Task goal - Using the material below, copy every line where "this" appears.
[Data rows start]
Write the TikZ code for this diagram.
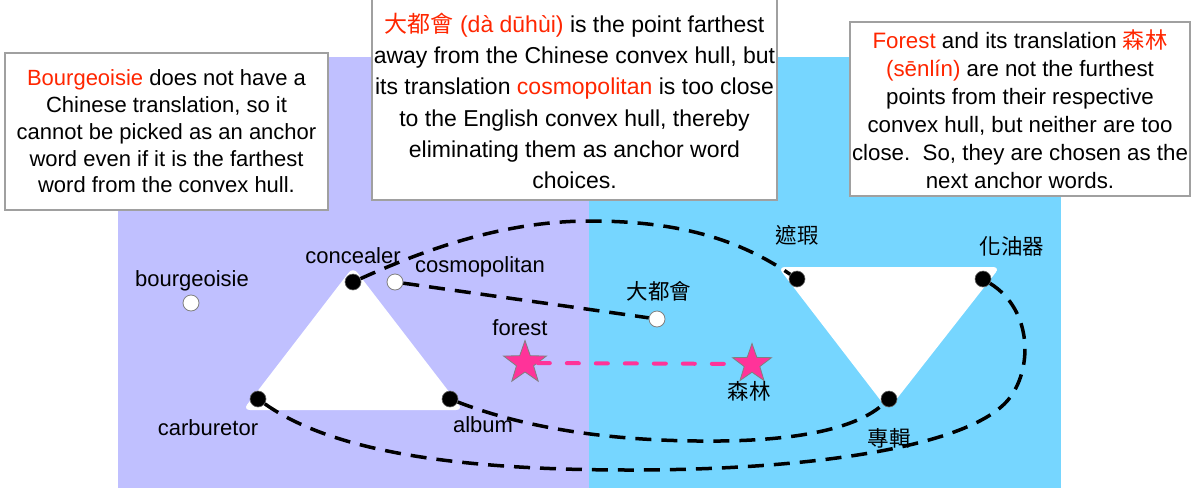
\documentclass[tikz,border=0pt]{standalone}
\usepackage{fontspec}
\setmainfont{Liberation Sans}
\newfontfamily\cjk{Noto Sans CJK TC}
\usetikzlibrary{shapes.geometric}
\definecolor{bgpurple}{RGB}{192,192,255}
\definecolor{bgblue}{RGB}{118,214,255}
\definecolor{hlred}{RGB}{255,38,0}
\definecolor{starpink}{RGB}{255,51,153}
\definecolor{boxgray}{RGB}{160,160,160}
\frenchspacing
\begin{document}
\begin{tikzpicture}[x=1pt,y=-1pt,
  hull/.style={fill=white, rounded corners=7pt},
  anchorpt/.style={circle, fill=black, draw=black!60, line width=0.6pt, minimum size=16pt, inner sep=0pt},
  otherpt/.style={circle, fill=white, draw=gray, line width=0.8pt, minimum size=16pt, inner sep=0pt},
  starpt/.style={star, star points=5, star point ratio=2.5, fill=starpink, draw=gray, line width=0.8pt, minimum size=45pt, inner sep=0pt},
  link/.style={draw=black, line width=3.5pt, dash pattern=on 16pt off 10pt},
  pinklink/.style={draw=starpink, line width=4pt, line cap=round, dash pattern=on 12pt off 17pt},
  wlabel/.style={font=\fontsize{22}{26}\selectfont, anchor=base, inner sep=0pt},
  clabel/.style={font=\cjk\fontsize{21.5}{26}\selectfont, inner sep=0pt},
  note/.style={draw=boxgray, fill=white, line width=1.2pt, align=center, inner sep=0pt},
  notetext/.style={align=center, inner sep=0pt},
]
\useasboundingbox (0,0) rectangle (1199,490);
% backgrounds
\fill[bgpurple] (118,57) rectangle (589,488);
\fill[bgblue] (589,57) rectangle (1061,488);
% hulls
\path[hull] (353,410) -- (463,410) -- (353,267) -- (243,410) -- cycle;
\path[hull] (889,267) -- (1000,267) -- (888,410) -- (778,267) -- cycle;
% points
\node[anchorpt] (concealer) at (353,282) {};
\node[anchorpt] (carburetor) at (258,399) {};
\node[anchorpt] (album) at (450,399) {};
\node[anchorpt] (zhexia) at (797,279) {};
\node[anchorpt] (huayouqi) at (983,279) {};
\node[anchorpt] (zhuanji) at (889,399) {};
\node[otherpt] (bourgeoisie) at (191,303) {};
\node[otherpt] (cosmopolitan) at (395,282) {};
\node[otherpt] (dadouhui) at (657,319) {};
\node[starpt] (forest) at (525,363) {};
\node[starpt, minimum size=41pt] (senlin) at (752,364) {};
% connectors
\draw[link] (concealer) .. controls (420,252) and (500,221) .. (590,221)
  .. controls (680,221) and (740,240) .. (zhexia);
\draw[link] (cosmopolitan) -- (dadouhui);
\draw[link] (album) .. controls (530,430) and (620,442) .. (720,441)
  .. controls (810,440) and (860,425) .. (zhuanji);
\draw[link] (carburetor) .. controls (330,450) and (450,470) .. (630,470)
  .. controls (820,470) and (970,445) .. (1008,400)
  .. controls (1033,370) and (1033,310) .. (huayouqi);
\draw[pinklink] (forest) -- (senlin);
% labels
\node[wlabel] (lconcealer) at (353,263) {concealer};
\node[wlabel] (lbourgeoisie) at (192,286) {bourgeoisie};
\node[wlabel] (lcosmopolitan) at (480,272) {cosmopolitan};
\node[wlabel] (lcarburetor) at (208,435) {carburetor};
\node[wlabel] (lalbum) at (483,432) {album};
\node[wlabel] (lforest) at (520,335) {forest};
\node[clabel] (ldadouhui) at (659,291) {大都會};
\node[clabel] (lsenlin) at (749,391) {森林};
\node[clabel] (lzhexia) at (797,235) {遮瑕};
\node[clabel] (lhuayouqi) at (1012,246) {化油器};
\node[clabel] (lzhuanji) at (889,438) {專輯};
% notes
\node[note, minimum width=323pt, minimum height=157pt, font={\fontsize{22}{26.7}\selectfont}] (note1) at (166.5,131.5)
  {{\color{hlred}Bourgeoisie} does not have a\\ Chinese translation, so it\\ cannot be picked as an anchor\\ word even if it is the farthest\\ word from the convex hull.};
\node[note, minimum width=405pt, minimum height=205pt] (note2box) at (574.5,97.5) {};
\node[notetext, font={\fontsize{23}{31.2}\selectfont}] (note2) at (574.5,101)
  {{\color{hlred}{\cjk 大都會} (dà dūhùi)} is the point farthest\\ away from the Chinese convex hull, but\\ its translation {\color{hlred}cosmopolitan} is too close\\ to the English convex hull, thereby\\ eliminating them as anchor word\\ choices.};
\node[note, minimum width=340pt, minimum height=174pt, font={\fontsize{22.3}{28}\selectfont}] (note3) at (1020,109)
  {{\color{hlred}Forest} and its translation {\color{hlred}\cjk 森林}\\ {\color{hlred}(sēnlín)} are not the furthest\\ points from their respective\\ convex hull, but neither are too\\ close.~ So, they are chosen as the\\ next anchor words.};
\end{tikzpicture}
\end{document}
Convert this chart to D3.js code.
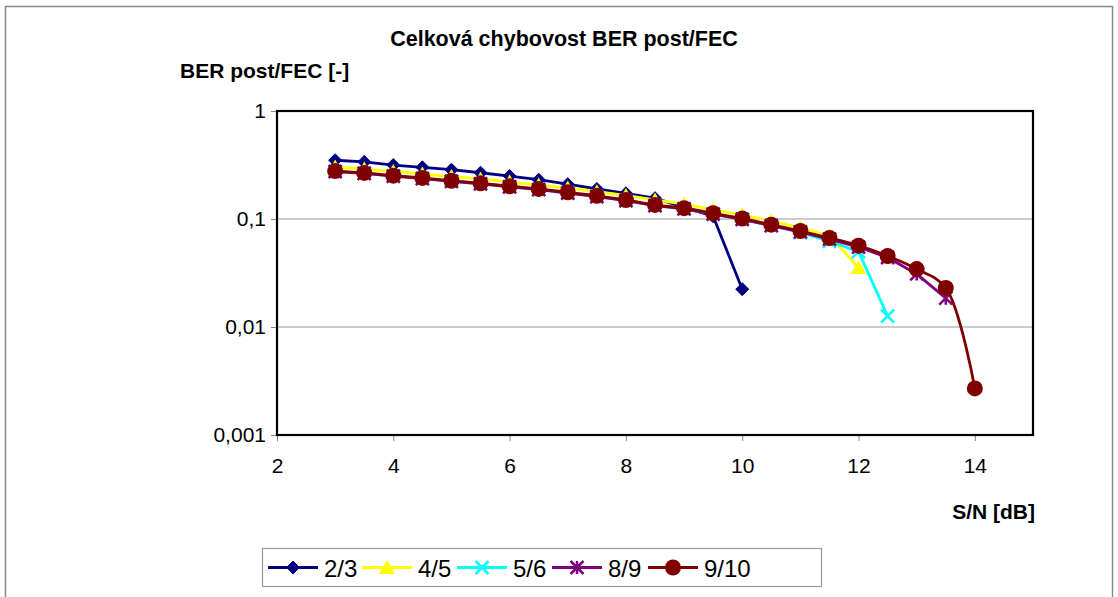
<!DOCTYPE html>
<html><head><meta charset="utf-8">
<script src="https://cdn.jsdelivr.net/npm/d3@7"></script>
<style>body{margin:0;background:#fff;} svg{display:block;font-family:"Liberation Sans",Arial,sans-serif;}</style>
</head><body>
<svg id="c" width="1118" height="597"></svg>
<script>
const snr = [3,3.5,4,4.5,5,5.5,6,6.5,7,7.5,8,8.5,9,9.5,10,10.5,11,11.5,12,12.5,13,13.5,14];
const ber23 = [0.350,0.338,0.316,0.301,0.286,0.268,0.250,0.231,0.210,0.190,0.173,0.156,0.128,0.106,0.0224];
const ber45 = [0.303,0.290,0.276,0.261,0.247,0.235,0.220,0.206,0.194,0.179,0.165,0.150,0.137,0.122,0.109,0.096,0.083,0.070,0.0355];
const ber56 = [0.276,0.265,0.250,0.238,0.224,0.212,0.199,0.188,0.175,0.162,0.148,0.133,0.124,0.111,0.099,0.087,0.075,0.062,0.050,0.0126];
const ber89 = [0.275,0.264,0.249,0.237,0.223,0.211,0.198,0.187,0.174,0.161,0.148,0.133,0.124,0.111,0.099,0.087,0.076,0.065,0.055,0.044,0.031,0.0185];
const ber910 = [0.278,0.267,0.252,0.240,0.226,0.214,0.201,0.190,0.177,0.164,0.150,0.135,0.126,0.113,0.101,0.0886,0.0774,0.0667,0.0566,0.0454,0.0344,0.0230,0.0027];
const seriesNames = ["2/3","4/5","5/6","8/9","9/10"];
const xTicks = [2,4,6,8,10,12,14];
const yTicks = [1,0.1,0.01,0.001];
const yTickLabels = ["1","0,1","0,01","0,001"];

const series = [
  {name:"2/3", vals:ber23, color:"#000080", marker:"diamond", smooth:false},
  {name:"4/5", vals:ber45, color:"#FFFF00", marker:"triangle", smooth:false},
  {name:"5/6", vals:ber56, color:"#00FFFF", marker:"x", smooth:false},
  {name:"8/9", vals:ber89, color:"#800080", marker:"star", smooth:false},
  {name:"9/10", vals:ber910, color:"#800000", marker:"circle", smooth:true}
];

const svg = d3.select("#c");
const L=277, R=1033, T=111, B=435;
const x = d3.scaleLinear().domain([2,15]).range([L,R]);
const y = d3.scaleLog().domain([0.001,1]).range([B,T]);

// outer border
svg.append("rect").attr("x",5.5).attr("y",6.5).attr("width",1107).attr("height",600)
  .attr("fill","none").attr("stroke","#888").attr("stroke-width",1.5);

// gridlines
svg.append("g").selectAll("line").data([0.1,0.01]).join("line")
  .attr("x1",L).attr("x2",R).attr("y1",d=>y(d)).attr("y2",d=>y(d))
  .attr("stroke","#999").attr("stroke-width",1.2);

// axes
const yAxis = d3.axisLeft(y).tickValues(yTicks).tickFormat((d,i)=>yTickLabels[i]).tickSize(6).tickPadding(5);
const gy = svg.append("g").attr("transform",`translate(${L},0)`).call(yAxis);
gy.select(".domain").remove();
gy.selectAll(".tick line").attr("stroke","#888");
gy.selectAll(".tick text").attr("font-size",21).attr("fill","#000").style("font-family","Liberation Sans, Arial");

const xAxis = d3.axisBottom(x).tickValues(xTicks).tickSize(6).tickPadding(17);
const gx = svg.append("g").attr("transform",`translate(0,${B})`).call(xAxis);
gx.select(".domain").remove();
gx.selectAll(".tick line").attr("stroke","#888");
gx.selectAll(".tick text").attr("font-size",21).attr("fill","#000").style("font-family","Liberation Sans, Arial");

// plot frame
svg.append("rect").attr("x",L).attr("y",T).attr("width",R-L).attr("height",B-T)
  .attr("fill","none").attr("stroke","#000").attr("stroke-width",2.2);

function drawMarker(g, type, color, cx, cy, s){
  const k = s||1;
  if(type==="diamond"){
    g.append("path").attr("d",`M${cx},${cy-6.5*k}L${cx+6.5*k},${cy}L${cx},${cy+6.5*k}L${cx-6.5*k},${cy}Z`).attr("fill",color).attr("stroke",color).attr("stroke-width",1);
  } else if(type==="triangle"){
    g.append("path").attr("d",`M${cx},${cy-7.5*k}L${cx+8*k},${cy+6.5*k}L${cx-8*k},${cy+6.5*k}Z`).attr("fill",color);
  } else if(type==="x"){
    const r=6.5*k;
    g.append("path").attr("d",`M${cx-r},${cy-r}L${cx+r},${cy+r}M${cx-r},${cy+r}L${cx+r},${cy-r}`).attr("stroke",color).attr("stroke-width",2.5).attr("fill","none");
  } else if(type==="star"){
    const r=6.5*k;
    g.append("path").attr("d",`M${cx-r},${cy-r}L${cx+r},${cy+r}M${cx-r},${cy+r}L${cx+r},${cy-r}M${cx},${cy-r}L${cx},${cy+r}`).attr("stroke",color).attr("stroke-width",2.5).attr("fill","none");
  } else {
    g.append("circle").attr("cx",cx).attr("cy",cy).attr("r",8*k).attr("fill",color);
  }
}

const plot = svg.append("g");
series.forEach(s=>{
  const pts = s.vals.map((v,i)=>[snr[i],v]);
  const line = d3.line().x(d=>x(d[0])).y(d=>y(d[1])).curve(s.smooth?d3.curveCatmullRom.alpha(0.5):d3.curveLinear);
  plot.append("path").attr("d",line(pts)).attr("fill","none").attr("stroke",s.color).attr("stroke-width",2.8).attr("stroke-linejoin","round");
  const mg = plot.append("g");
  pts.forEach(p=>drawMarker(mg,s.marker,s.color,x(p[0]),y(p[1])));
});

// titles
svg.append("text").attr("x",564).attr("y",46).attr("text-anchor","middle").attr("font-size",21.5).attr("font-weight","bold").text("Celková chybovost BER post/FEC");
svg.append("text").attr("x",180).attr("y",78).attr("font-size",21).attr("font-weight","bold").text("BER post/FEC [-]");
svg.append("text").attr("x",1035).attr("y",519).attr("text-anchor","end").attr("font-size",21).attr("font-weight","bold").text("S/N [dB]");

// legend
const lg = svg.append("g");
lg.append("rect").attr("x",262.5).attr("y",548.5).attr("width",559).attr("height",38).attr("fill","#fff").attr("stroke","#999").attr("stroke-width",1.2);
const itemX = [268,362,457,552,648];
series.forEach((s,i)=>{
  const x0 = itemX[i], cy = 567.5;
  lg.append("line").attr("x1",x0).attr("x2",x0+50).attr("y1",cy).attr("y2",cy).attr("stroke",s.color).attr("stroke-width",2.8);
  drawMarker(lg,s.marker,s.color,x0+25,cy,1);
  lg.append("text").attr("x",x0+56).attr("y",cy+9).attr("font-size",24).text(seriesNames[i]);
});
</script>
</body></html>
[Data rows end]
Written answer -
Write the TikZ code for this diagram.
Convert this chart to D3.js code.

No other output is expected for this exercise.